Everyone else is an "invader", a "termite", an "illegal immigrant" – an outsider. The culture of fear that has been created has left Muslims anxious, uncertain, and pondering their future in their own homeland.

It is this context that made the Supreme Court's decision on Babri Masjid all the more important. India's highest judicial body had the opportunity to hand out punishment for the illegal razing of a place of worship, to deliver justice to those thousands who were killed in the ensuing riots. Instead, they seem to have been coerced by majoritarian views to overlook the legal claims of the Muslims who worshipped there for centuries.

This is indeed another watershed moment – violence against Muslims and their way of life might just have become normalised. 

And yet, there is a glimmer of hope.

In recent elections in the states of Maharashtra and Haryana, the country was surprised when the BJP did not sweep to victory, faring much worse than most people had expected.

Secular parties and the BJP's rivals such as the Indian National Congress fared much better, giving Modi’s party the first real cause for concern.
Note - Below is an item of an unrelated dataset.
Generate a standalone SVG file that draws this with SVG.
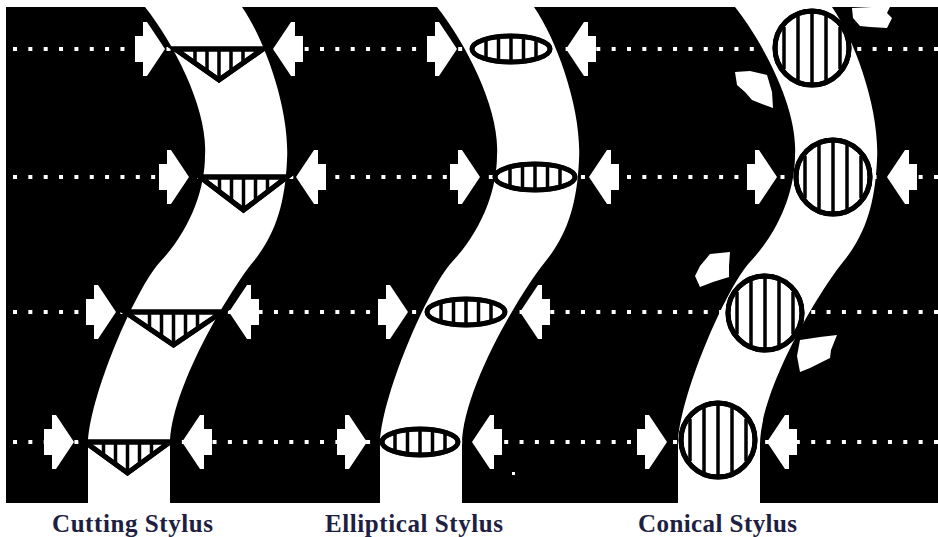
<svg xmlns="http://www.w3.org/2000/svg" width="938" height="537" viewBox="0 0 938 537">
  <defs>
    <style>
      .groove { fill: #fff; }
      .dots { stroke: #fff; stroke-width: 4; stroke-dasharray: 4 11.35; }
      .arrow { fill: #fff; }
      .tip { fill: #fff; stroke: #000; stroke-width: 5; stroke-linejoin: miter; }
      .hatch { stroke: #000; stroke-width: 3.5; }
      .frag { fill: #fff; }
      .label { font-family: "Liberation Serif", "Times New Roman", serif; font-weight: bold; font-size: 25px; fill: #1d2040; }
    </style>
    <!-- S-shaped record groove, drawn once and shifted per column -->
    <path id="groovePath" d="M145,7 C175,45 208,110 205,155 C205,190 190,230 160,262 C135,289 88,400 88,445 L88,503 L170,503 L170,445 C170,390 228,293 253,262 C275,235 285,205 287,160 C290,110 265,40 242,7 Z"/>
    <!-- force arrow, tip at the origin, pointing right -->
    <polygon id="arr" points="-30,-13 -22,-13 -22,-27 -18,-27 0,0 -18,27 -22,27 -22,13 -30,13"/>
  </defs>

  <!-- black field -->
  <rect x="6" y="7" width="932" height="496" fill="#000"/>

  <!-- grooves -->
  <g id="grooves">
    <use href="#groovePath" class="groove"/>
    <use href="#groovePath" class="groove" transform="translate(292,0)"/>
    <use href="#groovePath" class="groove" transform="translate(590,0)"/>
  </g>

  <!-- dotted reference lines -->
  <g id="connectors">
    <line class="dots" x1="13" y1="49" x2="938" y2="49"/>
    <line class="dots" x1="13" y1="177" x2="938" y2="177"/>
    <line class="dots" x1="13" y1="312" x2="938" y2="312"/>
    <line class="dots" x1="13" y1="442" x2="938" y2="442"/>
  </g>

  <!-- cutting stylus column -->
  <g id="cutting">
    <use href="#arr" class="arrow" transform="translate(165,49)"/>
    <use href="#arr" class="arrow" transform="translate(273,49) scale(-1,1)"/>
    <use href="#arr" class="arrow" transform="translate(189,177)"/>
    <use href="#arr" class="arrow" transform="translate(296,177) scale(-1,1)"/>
    <use href="#arr" class="arrow" transform="translate(116,312)"/>
    <use href="#arr" class="arrow" transform="translate(229,312) scale(-1,1)"/>
    <use href="#arr" class="arrow" transform="translate(74,442)"/>
    <use href="#arr" class="arrow" transform="translate(182,442) scale(-1,1)"/>

    <g id="cut1">
      <polygon class="tip" points="175,49 263,49 219,80"/>
      <path class="hatch" d="M195,49V62.4 M207,49V71.2 M219,49V80 M231,49V71.2 M243,49V62.4"/>
      <polygon points="175,49 263,49 219,80" fill="none" stroke="#000" stroke-width="5"/>
    </g>
    <g id="cut2">
      <polygon class="tip" points="200,177 287,177 243.5,210"/>
      <path class="hatch" d="M219.5,177V191.8 M231.5,177V200.9 M243.5,177V210 M255.5,177V200.9 M267.5,177V191.8"/>
      <polygon points="200,177 287,177 243.5,210" fill="none" stroke="#000" stroke-width="5"/>
    </g>
    <g id="cut3">
      <polygon class="tip" points="125,312 222,312 173.5,345"/>
      <path class="hatch" d="M149.5,312V328.7 M161.5,312V336.8 M173.5,312V345 M185.5,312V336.8 M197.5,312V328.7"/>
      <polygon points="125,312 222,312 173.5,345" fill="none" stroke="#000" stroke-width="5"/>
    </g>
    <g id="cut4">
      <polygon class="tip" points="85,442 170,442 127.5,473"/>
      <path class="hatch" d="M103.5,442V455.5 M115.5,442V464.2 M127.5,442V473 M139.5,442V464.2 M151.5,442V455.5"/>
      <polygon points="85,442 170,442 127.5,473" fill="none" stroke="#000" stroke-width="5"/>
    </g>
  </g>

  <!-- elliptical stylus column -->
  <g id="elliptical">
    <use href="#arr" class="arrow" transform="translate(457,49)"/>
    <use href="#arr" class="arrow" transform="translate(566,49) scale(-1,1)"/>
    <use href="#arr" class="arrow" transform="translate(480,177)"/>
    <use href="#arr" class="arrow" transform="translate(589,177) scale(-1,1)"/>
    <use href="#arr" class="arrow" transform="translate(408,312)"/>
    <use href="#arr" class="arrow" transform="translate(520,312) scale(-1,1)"/>
    <use href="#arr" class="arrow" transform="translate(367,442)"/>
    <use href="#arr" class="arrow" transform="translate(472,442) scale(-1,1)"/>

    <g id="ell1" transform="translate(511,49)">
      <ellipse class="tip" rx="39" ry="13"/>
      <path class="hatch" d="M-25,-10V10 M-12.5,-12.3V12.3 M0,-13V13 M12.5,-12.3V12.3 M25,-10V10"/>
      <ellipse rx="39" ry="13" fill="none" stroke="#000" stroke-width="4.5"/>
    </g>
    <g id="ell2" transform="translate(535,177)">
      <ellipse class="tip" rx="40" ry="13"/>
      <path class="hatch" d="M-25,-10V10 M-12.5,-12.3V12.3 M0,-13V13 M12.5,-12.3V12.3 M25,-10V10"/>
      <ellipse rx="40" ry="13" fill="none" stroke="#000" stroke-width="4.5"/>
    </g>
    <g id="ell3" transform="translate(466,312)">
      <ellipse class="tip" rx="39" ry="13"/>
      <path class="hatch" d="M-25,-10V10 M-12.5,-12.3V12.3 M0,-13V13 M12.5,-12.3V12.3 M25,-10V10"/>
      <ellipse rx="39" ry="13" fill="none" stroke="#000" stroke-width="4.5"/>
    </g>
    <g id="ell4" transform="translate(420,442)">
      <ellipse class="tip" rx="38" ry="13"/>
      <path class="hatch" d="M-25,-10V10 M-12.5,-12.3V12.3 M0,-13V13 M12.5,-12.3V12.3 M25,-10V10"/>
      <ellipse rx="38" ry="13" fill="none" stroke="#000" stroke-width="4.5"/>
    </g>
    <rect x="512" y="472" width="3" height="3" fill="#fff"/>
  </g>

  <!-- conical stylus column -->
  <g id="conical">
    <use href="#arr" class="arrow" transform="translate(777,177)"/>
    <use href="#arr" class="arrow" transform="translate(887,177) scale(-1,1)"/>
    <use href="#arr" class="arrow" transform="translate(667,442)"/>
    <use href="#arr" class="arrow" transform="translate(767,442) scale(-1,1)"/>

    <!-- broken arrow pieces -->
    <polygon class="frag" points="735,72 750,71 767,75 772,92 773,108 762,104 752,100 745,92 737,85"/>
    <polygon class="frag" points="852,8 872,7 890,7 887,13 892,18 887,28 870,27 860,26 853,18"/>
    <polygon class="frag" points="710,254 730,252 729,266 729,277 713,282 700,287 695,276 700,266"/>
    <polygon class="frag" points="800,340 820,337 837,335 831,350 830,358 822,362 810,368 800,372 797,356"/>

    <g id="con1" transform="translate(812,48)">
      <circle class="tip" r="37"/>
      <path class="hatch" d="M-28,-21V21 M-14,-32V32 M0,-35V35 M14,-32V32 M28,-21V21"/>
      <circle r="37" fill="none" stroke="#000" stroke-width="5"/>
    </g>
    <g id="con2" transform="translate(833,177)">
      <circle class="tip" r="37"/>
      <path class="hatch" d="M-28,-21V21 M-14,-32V32 M0,-35V35 M14,-32V32 M28,-21V21"/>
      <circle r="37" fill="none" stroke="#000" stroke-width="5"/>
    </g>
    <g id="con3" transform="translate(765,313)">
      <circle class="tip" r="37"/>
      <path class="hatch" d="M-28,-21V21 M-14,-32V32 M0,-35V35 M14,-32V32 M28,-21V21"/>
      <circle r="37" fill="none" stroke="#000" stroke-width="5"/>
    </g>
    <g id="con4" transform="translate(718,440)">
      <circle class="tip" r="37"/>
      <path class="hatch" d="M-28,-21V21 M-14,-32V32 M0,-35V35 M14,-32V32 M28,-21V21"/>
      <circle r="37" fill="none" stroke="#000" stroke-width="5"/>
    </g>
  </g>

  <!-- captions -->
  <g id="captions">
    <text class="label" x="52" y="532" textLength="161" lengthAdjust="spacing">Cutting Stylus</text>
    <text class="label" x="325" y="532" textLength="178" lengthAdjust="spacing">Elliptical Stylus</text>
    <text class="label" x="638" y="532" textLength="159" lengthAdjust="spacing">Conical Stylus</text>
  </g>
</svg>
It appears that secular India will not go down without a fight, although it will be a long and bloody one when challenging an entity as powerful as the BJP and their pernicious ideology.

Perhaps Indians are slowly recognising Modi and his allies' blatant attempt to change the makeup of the country. But they need to wake up before it is too late.


The author's name has not been used to protect their identity.